There is a notion prevalent in the academic literature and at the popular level that financial advisors claim an undue share of the national wealth. Specifically, some question if something nefarious such as unfair, rent-seeking behavior might explain why total compensation of financial intermediaries is at all-time high of 9% of GDP.
A newly published academic paper takes a far more benign view of financial sector compensation, arguing that the financial sector's share of GDP is related to the growing importance of wealth preservation in a maturing economy.
The 40-page working paper by Nicola Gennaioli of Università Bocconi, Andrei Shleifer of Harvard University and Robert Vishny of the University of Chicago—titled "Finance and the Preservation of Wealth"—also finds other causes of the financial sector's rise and fall in economic history.

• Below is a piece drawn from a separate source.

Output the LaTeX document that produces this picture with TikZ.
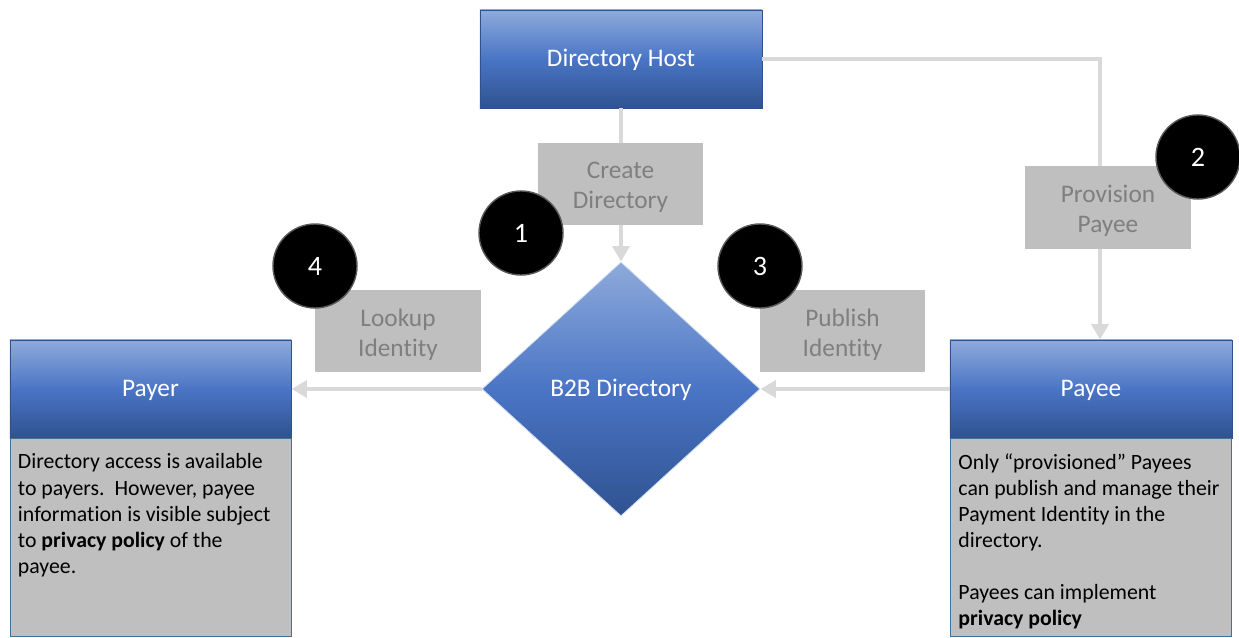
\documentclass[tikz,border=0pt]{standalone}
\usepackage{fontspec}
\setmainfont{Carlito}[Ligatures=NoCommon]
\usetikzlibrary{positioning,shapes.geometric,arrows.meta}

\definecolor{boxtop}{HTML}{8EAADB}
\definecolor{boxmid}{HTML}{4A75C5}
\definecolor{boxbot}{HTML}{2F5290}
\definecolor{boxline}{HTML}{2F528F}
\definecolor{noteline}{HTML}{41719C}
\definecolor{stepgray}{HTML}{BFBFBF}
\definecolor{steptext}{HTML}{7F7F7F}
\definecolor{linegray}{HTML}{D9D9D9}

% two-line caption for a step box, nudged down a little
\newcommand{\steptext}[2]{\raisebox{-7pt}[0pt][0pt]{\parbox{4cm}{\centering #1\\#2}}}

\begin{document}
\begin{tikzpicture}[x=0.025cm,y=-0.025cm,
  bluebox/.style={rectangle,draw=boxline,line width=0.6pt,top color=boxtop,bottom color=boxbot,middle color=boxmid,text=white,font=\fontsize{18}{21}\selectfont,text height=12pt,text depth=2pt,minimum width=7.05cm,minimum height=2.45cm},
  notebox/.style={rectangle,draw=noteline,line width=0.6pt,fill=stepgray,inner xsep=0.2cm,inner ysep=0.375cm,minimum width=7.025cm,font=\fontsize{15.5}{18.5}\selectfont},
  stepbox/.style={rectangle,fill=stepgray,text=steptext,inner sep=0pt,font=\fontsize{18}{21.3}\selectfont,minimum width=4.13cm,minimum height=2.05cm},
  badge/.style={circle,fill=black,draw=black!65,line width=1pt,minimum size=2.1cm,inner sep=0pt,text=white,font=\fontsize{20}{24}\selectfont},
  flow/.style={-{Triangle[width=12pt,length=11pt]},line width=3.5pt,draw=linegray,color=linegray},
]
\useasboundingbox (0,0) rectangle (1239,638);

% ==== main shapes ====
\node[bluebox] (host) at (621,59) {Directory Host};
\node[bluebox,diamond,aspect=1.1,inner sep=0pt,draw=boxtop!40!white,minimum width=6.95cm,minimum height=6.35cm] (dir) at (621,389) {B2B Directory};

\node[bluebox,minimum width=7.025cm] (payer) at (150.5,389) {Payer};
\node[notebox,below=0pt of payer] (payernote) {\parbox[t][4.2cm][t]{6.625cm}{\raggedright
  Directory access is available\\
  to payers.\ \ However, payee\\
  information is visible subject\\
  to \textbf{privacy policy} of the\\
  payee.}};

\node[bluebox,minimum width=7.05cm] (payee) at (1091,389) {Payee};
\node[notebox,below=0pt of payee] (payeenote) {\parbox[t][4.2cm][t]{6.625cm}{\raggedright
  Only “provisioned” Payees\\
  can publish and manage their\\
  Payment Identity in the\\
  directory.\\[18.5pt]
  Payees can implement\\
  \textbf{privacy policy}}};

% ==== connectors ====
\draw[flow] (host.south) -- (dir.north);
\draw[flow] (host.east) -| ([xshift=0.225cm]payee.north);
\draw[flow] (payee.west) -- (dir.east);
\draw[flow] (dir.west) -- (payer.east);

% ==== step labels ====
\node[stepbox] (create) at (620.5,184) {\steptext{Create}{Directory}};
\node[stepbox] (provision) at (1108,207.5) {\steptext{Provision}{Payee}};
\node[stepbox] (publish) at (842.5,331) {\steptext{Publish}{Identity}};
\node[stepbox] (lookup) at (398,331) {\steptext{Lookup}{Identity}};

% ==== step numbers ====
\node[badge] (n1) at (521,233) {1};
\node[badge] (n2) at (1198,157) {2};
\node[badge] (n3) at (760,266) {3};
\node[badge] (n4) at (315,266) {4};

\end{tikzpicture}
\end{document}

Financial advisors will not be surprised that declines in productivity and, especially, trust reduce opportunities for advisors in the long run, though they may be surprised that in the short run productivity drops enhance their prospects.
"This is because the drop in productivity reduces GDP and growth opportunities a lot but leaves the wealth preservation service of the financial sector relatively unaffected," the authors writes. "As a consequence, the financial sector shrinks less than GDP, increasing the share of national income going to finance."
Gennaioli, Shleifer and Vishny point out that the finance sector's share of national wealth ebbs and flows over the years, rising from 2% of GDP in the 1940s to about 8% at the time of the financial crisis.
Its level before the Great Depression was 6%, but that earlier economic crisis "in all likelihood combined a decline in productivity with a sharp decline in trust in the financial system," which took fully 40 years to reverse, assuming prewar levels only in the 1980s.
That financial intermediaries' share of national wealth rose to prewar levels decades after U.S. productivity and wealth surpassed prewar levels illustrates the key role trust plays in lubricating the financial economy.
A related and counterintuitive insight is that competition in the seemingly crowded financial sector increases intermediaries' wealth. That broker down the street is not eating your lunch but rather adding to the overall level of trust.
"Part of the reason why the income of the financial sector grows over time is that the entry of new intermediaries increases the proximity of money managers to investors, increasing risk taking and the size of the financial sector," the three researchers write.
New entrants "got 'closer' to their clients and therefore became more trusted," they add.
Gennaioli, Shleifer and Vishny refer to financial intermediaries—bankers, brokers, wealth planners, or money managers—as "money doctors," suggesting that an innate lack of confidence draws savers to professionals without whom they would be putting their money into mattresses and gold.